──────── MATERIAL FOR THIS EXERCISE ────────

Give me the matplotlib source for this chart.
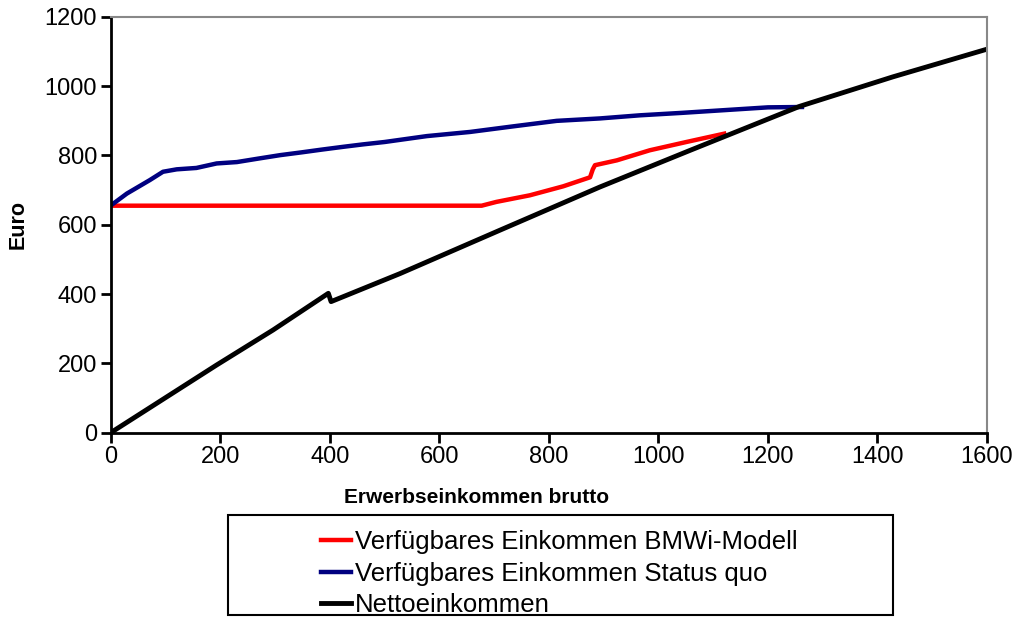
import matplotlib.pyplot as plt
from matplotlib.patches import Rectangle

plt.rcParams['font.family'] = ['Liberation Sans', 'DejaVu Sans']

# Werte
bmwi_x = [0, 677, 704, 765, 826, 875, 880, 884, 924, 984, 1051, 1120]
bmwi_y = [655, 655, 666, 685, 711, 737, 760, 772, 786, 815, 839, 863]

sq_x = [0, 29, 71, 95, 120, 156, 193, 230, 269, 309, 348, 385, 424, 460, 500,
        577, 656, 734, 814, 893, 966, 1042, 1121, 1200, 1262]
sq_y = [656, 690, 729, 753, 760, 764, 777, 781, 791, 801, 809, 817, 825, 832, 839,
        856, 868, 884, 900, 907, 916, 923, 931, 939, 940]

netto_x = [0, 193, 296, 397, 402, 528, 710, 893, 1058, 1258, 1428, 1600]
netto_y = [0, 195, 296, 402, 378, 459, 584, 709, 815, 942, 1027, 1107]

labels = ['Verfügbares Einkommen BMWi-Modell',
          'Verfügbares Einkommen Status quo',
          'Nettoeinkommen']

fig = plt.figure(figsize=(10.21, 6.17), dpi=100)
ax = fig.add_axes([0.1087, 0.299, 0.8580, 0.6735])

ax.plot(bmwi_x, bmwi_y, color='#ff0000', lw=3.2, label=labels[0])
ax.plot(sq_x, sq_y, color='#000080', lw=3.2, label=labels[1])
ax.plot(netto_x, netto_y, color='black', lw=3.5, label=labels[2])

ax.set_xlim(0, 1600)
ax.set_ylim(0, 1200)
ax.set_xticks(range(0, 1601, 200))
ax.set_yticks(range(0, 1201, 200))
ax.tick_params(direction='out', length=7, width=2, labelsize=17)
ax.tick_params(axis='y', pad=3)
ax.tick_params(axis='x', pad=3)

for s in ['left', 'bottom']:
    ax.spines[s].set_linewidth(2)
    ax.spines[s].set_color('black')
for s in ['top', 'right']:
    ax.spines[s].set_linewidth(1.5)
    ax.spines[s].set_color('#888888')

ax.set_ylabel('Euro', fontsize=15.5, fontweight='bold')
ax.yaxis.set_label_coords(-0.094, 0.5)
ax.set_xlabel('Erwerbseinkommen brutto', fontsize=15, fontweight='bold')
ax.xaxis.set_label_coords(0.417, -0.133)

# Rahmen der Legende
fig.patches.append(Rectangle((0.2233, 0.004), 0.6513, 0.161, transform=fig.transFigure,
                             fill=False, edgecolor='black', lw=1.5))
fig.legend(loc='upper left', bbox_to_anchor=(0.314, 0.141), frameon=False,
           fontsize=18.5, handlelength=1.2, handletextpad=0.12, labelspacing=0.3,
           borderpad=0, borderaxespad=0)

plt.savefig('out.png', dpi=100)
plt.close()
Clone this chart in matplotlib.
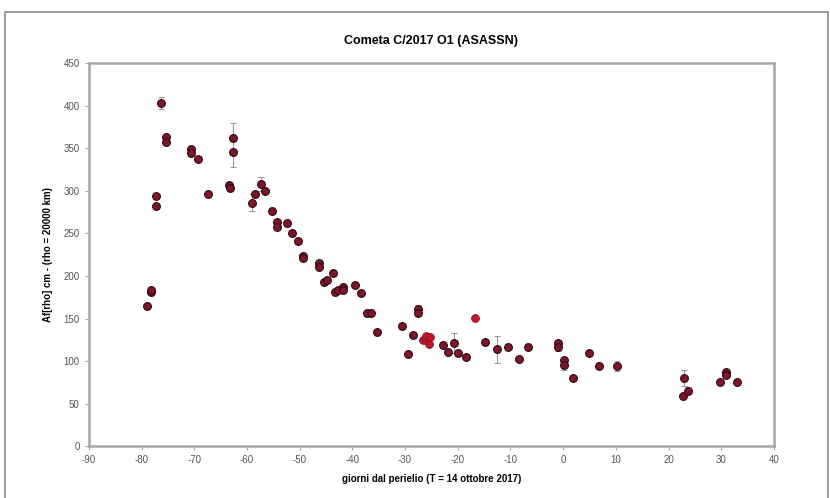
import numpy as np
import matplotlib
matplotlib.use("Agg")
import matplotlib.pyplot as plt
from matplotlib.patches import Rectangle

# giorni dal perielio / Af(rho) [cm]
giorni = [-79.0, -78.2, -78.2, -77.3, -77.3, -76.3, -75.4, -75.4,
          -70.6, -70.6, -69.3, -67.4, -63.4, -63.2, -62.7, -62.7,
          -59.1, -58.5, -57.4, -56.6, -55.3, -54.3, -54.3, -52.4,
          -51.5, -50.3, -49.4, -49.4, -46.4, -46.4, -45.4, -44.8,
          -43.7, -43.3, -42.8, -41.8, -41.8, -39.5, -38.4, -37.3,
          -36.5, -35.4, -30.6, -29.5, -28.5, -27.6, -27.6, -22.8,
          -21.9, -20.7, -20.0, -18.5, -14.9, -12.6, -10.5, -8.4,
          -6.7, -1.0, -1.0, 0.1, 0.1, 1.8, 4.9, 6.8,
          10.2, 22.9, 22.7, 23.7, 29.7, 30.9, 30.9, 33.0]
afrho = [165, 181, 184, 294, 282, 403, 363, 358,
         349, 345, 337, 296, 307, 303, 362, 346,
         286, 296, 308, 300, 276, 263, 258, 262,
         250, 241, 224, 221, 215, 210, 193, 195,
         203, 181, 183, 187, 183, 189, 180, 157,
         157, 134, 141, 108, 131, 161, 156, 119,
         111, 121, 109, 105, 122, 114, 116, 102,
         116, 121, 116, 101, 95, 80, 109, 94,
         94, 80, 59, 65, 76, 87, 84, 76]

# punti con barra d'errore
err_x = [-76.3, -62.7, -62.7, -59.1, -57.4, -27.6, -20.7, -12.6, -1.0, 0.1, 10.2, 22.9, 23.7]
err_y = [403, 362, 346, 286, 308, 161, 121, 114, 117, 95, 94, 80, 65]
err_e = [7, 18, 18, 10, 8, 5, 12, 16, 5, 5, 6, 9, 4]

# altro osservatore (rosso)
rossi_x = [-26.6, -26.0, -25.5, -25.3, -16.8]
rossi_y = [125, 130, 120, 128, 151]

plt.rcParams['font.family'] = ['Liberation Sans', 'DejaVu Sans']
plt.rcParams['axes.unicode_minus'] = False

fig = plt.figure(figsize=(8.3, 4.98), dpi=100)
ax = fig.add_axes([0.107, 0.104, 0.8255, 0.769])

fig.add_artist(Rectangle((0.006, -0.01), 0.991, 0.986, transform=fig.transFigure,
                         fill=False, edgecolor='#8c8c8c', linewidth=1.2))

ax.errorbar(err_x, err_y, yerr=err_e, fmt='none', ecolor='#9a9a9a',
            elinewidth=0.8, capsize=2.5, capthick=0.8, zorder=2)
ax.plot(giorni, afrho, 'o', ms=5.6, mfc='#7d1628', mec='#2a0a10', mew=0.8, zorder=3)
ax.plot(rossi_x, rossi_y, 'o', ms=5.6, mfc='#c0182a', mec='#8a1020', mew=0.6, zorder=3)

ax.set_xlim(-90, 40)
ax.set_ylim(0, 450)
ax.set_xticks(np.arange(-90, 41, 10))
ax.set_yticks(np.arange(0, 451, 50))

for s in ax.spines.values():
    s.set_color('#a6a6a6')
    s.set_linewidth(1.8)
ax.tick_params(direction='out', length=3, width=0.8, color='#a6a6a6',
               labelsize=7, labelcolor='#555555')

ax.set_title('Cometa C/2017 O1 (ASASSN)', fontsize=9, fontweight='bold', pad=14)
ax.set_xlabel('giorni dal perielio (T = 14 ottobre 2017)', fontsize=7, fontweight='bold', labelpad=6)
ax.set_ylabel('Af[rho] cm - (rho = 20000 km)', fontsize=7, fontweight='bold', labelpad=8)

fig.savefig('out.png', dpi=100)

────────

WRITTEN INSTRUCTION:
Copy the records above exactly, from the first line through the line containing "815, 839, 863]", and leave out the pictures.

WRITTEN ANSWER:
Give me the matplotlib source for this chart.
import matplotlib.pyplot as plt
from matplotlib.patches import Rectangle

plt.rcParams['font.family'] = ['Liberation Sans', 'DejaVu Sans']

# Werte
bmwi_x = [0, 677, 704, 765, 826, 875, 880, 884, 924, 984, 1051, 1120]
bmwi_y = [655, 655, 666, 685, 711, 737, 760, 772, 786, 815, 839, 863]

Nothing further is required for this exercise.